═════ Data ═════

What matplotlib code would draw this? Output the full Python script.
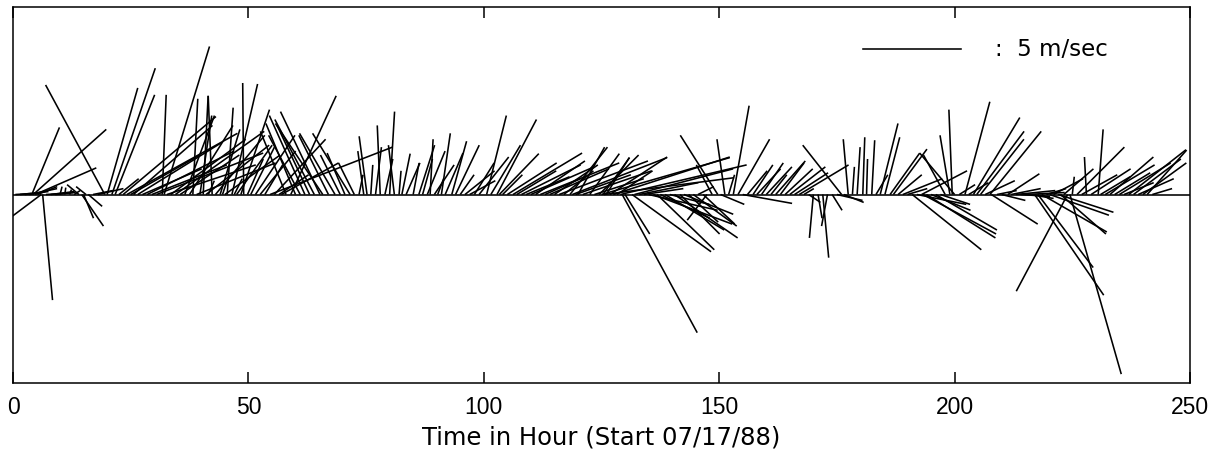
import numpy as np
import matplotlib.pyplot as plt
from matplotlib.collections import LineCollection

plt.rcParams['font.family'] = ['Liberation Sans', 'DejaVu Sans']

# hourly wind record: start time of each stick (h), east and north components (m/s)
hours = [
    # 0 - 18 h
    0.5, 1.5, 2.5, 3.5, 4.0, 4.3, 4.7, 5.2, 6.0, 6.3, 7.0, 8.0, 9.0, 10.0, 11.0, 12.0,
    13.0, 14.0, 14.6, 15.0, 15.5, 16.0, 17.0, 18.0,
    # 19 - 33 h
    19.5, 20.0, 21.0, 21.7, 22.5, 23.4, 24.2, 25.0, 25.6, 26.5, 27.5, 28.5, 29.5, 30.5,
    31.7, 32.1, 32.7,
    # 33 - 50 h
    33.5, 34.5, 35.5, 36.5, 37.5, 38.2, 39.0, 39.7, 40.4, 41.0, 41.5, 42.3, 43.0, 44.0,
    44.5, 45.0, 45.5, 46.5, 47.0, 47.5, 48.4, 49.0, 49.8,
    # 50 - 73 h
    50.5, 51.5, 52.5, 53.5, 54.6, 55.5, 56.5, 57.0, 58.0, 59.0, 60.0, 61.0, 62.0, 63.0,
    64.0, 65.2, 65.8, 67.0, 68.4, 69.5, 70.5, 71.6, 72.5,
    # 73 - 100 h
    73.5, 74.5, 75.2, 76.0, 77.0, 78.0, 79.0, 80.0, 81.0, 82.0, 82.6, 83.5, 85.0, 86.2,
    87.0, 88.0, 88.6, 89.5, 90.2, 91.0, 91.8, 93.2, 94.0, 95.0, 96.0, 97.0, 98.0, 99.0,
    # 100 - 129 h
    100.6, 101.5, 102.8, 103.3, 104.0, 105.0, 106.2, 107.0, 108.0, 109.0, 110.0, 111.0,
    112.0, 113.0, 114.0, 115.0, 116.0, 117.0, 118.3, 118.8, 119.5, 120.0, 121.0, 122.5,
    123.5, 124.5, 125.0, 125.3, 125.5, 126.0, 126.8, 127.5, 128.3, 129.0,
    # 129 - 155 h
    129.4, 130.0, 131.5, 132.0, 133.0, 134.0, 135.0, 136.0, 136.8, 137.5, 138.5, 139.5,
    140.5, 141.7, 142.5, 143.5, 144.5, 145.5, 146.6, 147.4, 148.5, 149.7, 150.3, 151.2,
    152.0, 153.0, 154.0, 155.0,
    # 156 - 190 h
    156.0, 157.2, 158.0, 159.0, 160.0, 161.0, 162.0, 163.0, 164.0, 165.0, 166.0, 167.0,
    168.0, 169.0, 170.0, 171.0, 172.0, 173.0, 174.0, 175.0, 176.0, 176.5, 177.4, 178.3,
    179.3, 180.5, 181.3, 182.4, 183.3, 184.2, 185.2, 186.3, 187.0, 188.0, 189.0, 190.0,
    # 191 - 242 h
    191.0, 192.0, 193.0, 193.3, 194.0, 195.0, 196.0, 197.0, 198.0, 199.0, 199.5, 200.0,
    201.0, 202.2, 203.0, 204.0, 204.7, 205.5, 206.5, 207.5, 207.8, 209.0, 210.0, 211.3,
    212.0, 213.0, 214.0, 215.0, 216.0, 217.0, 217.7, 218.5, 219.5, 220.2, 221.0, 222.0,
    222.5, 223.2, 224.0, 224.5, 225.0, 226.0, 227.0, 228.0, 229.0, 230.5, 231.0, 232.0,
    233.0, 234.0, 235.0, 236.0, 237.0, 238.0, 239.0, 240.0, 240.9, 242.0,
]

u_east = [
    0.8, 1.0, 1.2, 1.4, 1.4, 3.7, 3.1, 1.0, -1.6, 0.5, 1.5, 1.2, 0.9, 0.1, 0.05, 0.1,
    0.3, -0.6, 1.1, 0.5, -0.5, 0.7, 1.0, 1.3,
    -3.0, 1.55, 2.2, 2.0, 1.0, 4.7, 5.6, 3.5, 4.0, 4.2, 3.0, 4.4, 3.8, 5.4,
    0.2, 2.3, 4.5,
    3.8, 4.5, 3.0, 1.5, 2.2, 0.25, 4.0, 0.6, 0.25, 3.2, 0.3, -0.2, 2.5, 1.0,
    0.2, 2.8, 0.3, 1.3, 0.4, 1.8, 1.45, -0.05, 0.8,
    1.2, 2.0, 1.8, 0.9, 6.2, 2.6, 1.5, 2.9, -1.3, 2.3, -1.5, -1.6, -1.8, -1.65,
    -2.0, -2.0, -2.4, -1.5, -1.8, -1.0, -0.9, -1.9, -0.8,
    0.2, -0.3, -0.4, 0.1, 0.3, -0.15, 0.4, 0.25, -0.3, 0.1, 0.42, 0.7, 0.3, 0.8,
    0.5, 0.9, 0.15, 1.0, 0.3, 0.45, 0.9, 0.75, 1.2, 0.7, 1.5, 1.3, 1.0, 1.5,
    1.0, 1.5, 2.0, 2.0, 1.0, 2.5, 3.5, 2.0, 3.0, 2.2, 3.2, 2.5,
    4.0, 1.8, 3.0, 2.2, 4.5, 1.5, 1.9, 4.8, 2.8, 1.35, 3.5, 1.5,
    2.5, 2.0, 6.5, 1.35, 6.6, 1.17, 2.9, 5.9, 1.8, 6.4,
    3.8, 1.25, 4.0, 5.0, 3.0, 2.0, 3.5, 4.0, 2.9, 2.5, 3.0, 2.0,
    3.2, 2.0, 2.5, 1.5, 2.2, 0.8, 1.6, -1.0, -0.8, -1.9, 1.2, -0.4,
    0.3, 0.8, 1.6, 2.5,
    1.0, 1.0, 1.2, 1.1, 1.3, 0.8, 1.5, 1.2, 1.4, 1.8, 1.7, 2.5,
    0.5, 0.6, -0.2, 0.2, 0.3, -0.3, 0.5, 1.3, -1.97, 1.0, -0.25, 0.1,
    0.15, 0.1, 0.05, 0.15, 0.6, 0.9, 0.75, 1.5, 1.7, 1.2, 2.0, 1.0,
    3.5, 2.5, 2.3, 3.7, 3.5, 2.0, 3.1, 1.5, -1.1, -0.5, -0.17, -1.77,
    0.8, 1.26, 1.0, 2.35, 2.4, 2.2, 1.5, 2.6, 2.35, 1.0, 1.2, 1.6,
    1.5, 2.0, 1.5, 2.0, 1.2, 3.5, 2.8, 3.3, 1.0, 3.0, 1.5, 2.8,
    2.3, 1.5, -2.6, 2.6, 0.1, 2.4, 1.8, -0.1, 2.0, 0.25, 1.5, 2.5,
    2.2, 1.8, 2.6, 1.5, 2.9, 2.4, 1.8, 2.2, 2.0, 1.0,
]

v_north = [
    0.05, 0.1, 0.15, 0.3, 3.4, 3.3, 1.35, 0.4, -1.2, -5.35, 0.1, 0.15, 0.1, 0.4, 0.35, 0.25,
    0.2, 0.5, -1.6, -1.2, 0.4, -0.6, 0.2, 0.3,
    5.55, 5.4, 6.4, 5.05, 0.8, 3.95, 3.1, 2.0, 3.5, 2.6, 1.3, 2.2, 1.5, 2.1,
    5.05, 7.5, 1.5,
    2.8, 3.2, 2.0, 4.0, 3.5, 4.85, 1.6, 4.0, 5.0, 2.5, 0.7, 5.0, 3.0, 3.3,
    0.6, 2.0, 4.4, 5.6, 0.8, 2.5, 4.3, 5.65, 1.8,
    2.4, 3.0, 2.2, 1.5, 2.4, 2.8, 1.0, 1.6, 3.2, 5.0, 3.6, 3.0, 4.0, 3.5,
    3.8, 4.2, 3.6, 3.0, 3.1, 2.0, 2.1, 3.1, 1.6,
    1.0, 2.2, 2.95, 1.5, 2.4, 3.5, 1.8, 4.2, 2.5, 1.2, 2.07, 1.6, 1.6, 2.5,
    1.8, 2.2, 2.8, 1.5, 0.8, 3.1, 2.1, 2.7, 2.5, 1.0, 1.2, 0.7, 1.6, 1.9,
    4.0, 2.5, 3.8, 2.07, 1.0, 1.6, 2.1, 1.2, 1.5, 0.9, 1.4, 1.7,
    1.6, 0.8, 1.3, 1.5, 1.7, 1.2, 2.4, 1.87, 1.0, 2.4, 1.2, 2.07,
    0.8, 2.0, 1.87, 1.87, 0.85, 1.87, 1.9, 1.9, 1.2, 1.5,
    -7.0, -2.0, -2.9, 1.3, 0.6, 0.3, -0.8, -1.5, -2.8, -1.2, -1.8, -0.5,
    -2.2, -2.0, -1.0, -1.4, -1.6, 0.4, -1.5, -1.3, 1.5, 3.0, -0.5, 2.8,
    1.0, 4.5, 2.8, -0.45,
    1.2, 1.5, 1.3, 1.6, 1.4, 1.0, 1.7, 1.6, 1.3, 1.4, 1.1, 1.5,
    0.3, -0.4, -2.2, -1.2, -3.2, -1.6, -0.8, -0.3, 2.5, -0.4, 2.8, 1.4,
    2.4, 2.9, 1.8, 2.75, 1.0, 3.6, 2.9, 2.1, 2.3, 1.0, 0.8, 0.3,
    -2.8, -0.5, 1.2, -2.0, -2.2, -0.8, -1.8, -0.5, 2.0, 3.0, 4.3, 2.1,
    0.5, 4.7, 0.6, 3.9, 3.2, 2.8, 0.7, 3.2, -1.5, 0.2, -0.3, 1.05,
    0.3, 0.2, -0.1, 0.1, -0.2, -5.1, -3.7, -1.9, 0.3, -1.05, 0.8, -0.9,
    -2.0, 1.3, -4.9, -9.1, 0.9, 2.4, 1.0, 1.9, 1.3, 3.3, 0.9, 1.5,
    1.9, 1.1, 1.6, 0.6, 2.27, 1.8, 0.8, 1.6, 2.25, 0.3,
]

ref_speed = 5.0          # length of the key arrow, m/s
t_max = 250
v_lim = (-9.55, 9.5)

W, H = 1223, 453
fig = plt.figure(figsize=(W / 100, H / 100), dpi=100)
ax = fig.add_axes([13 / W, 1 - 383 / H, 1177 / W, 376 / H])

# hours of x-axis per 1 m/s, so that sticks are drawn with true direction
px_per_hour = 1177 / t_max
px_per_ms = 376 / (v_lim[1] - v_lim[0])
k = px_per_ms / px_per_hour

t = np.array(hours)
u = np.array(u_east)
v = np.array(v_north)
segs = [[(ti, 0.0), (ti + ui * k, vi)] for ti, ui, vi in zip(t, u, v)]
ax.add_collection(LineCollection(segs, colors='k', linewidths=1.15))
ax.axhline(0, color='k', lw=1.15)

# key
x0, y0 = 180.5, 7.37
ax.plot([x0, x0 + ref_speed * k], [y0, y0], color='k', lw=1.15)
ax.text(208.5, y0, ':  5 m/sec', fontsize=16.5, va='center', ha='left',
        family='DejaVu Sans')

ax.set_xlim(0, t_max)
ax.set_ylim(*v_lim)
ax.set_yticks([])
ax.set_xticks(np.arange(0, t_max + 1, 50))
ax.tick_params(axis='x', direction='in', top=True, length=8, width=1.1,
               labelsize=16.5, pad=9)
for s in ax.spines.values():
    s.set_linewidth(1.1)
ax.set_xlabel('Time in Hour (Start 07/17/88)', fontsize=17.5, labelpad=5,
              family='DejaVu Sans')

fig.savefig('out.png', dpi=100)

═════

[Task instructions]:
Copy nothing but the lines from the top of the data down to the line containing "plt.rcParams['font.family'] = ['Liberation", and leave the pictures out.

[The reply]:
What matplotlib code would draw this? Output the full Python script.
import numpy as np
import matplotlib.pyplot as plt
from matplotlib.collections import LineCollection

plt.rcParams['font.family'] = ['Liberation Sans', 'DejaVu Sans']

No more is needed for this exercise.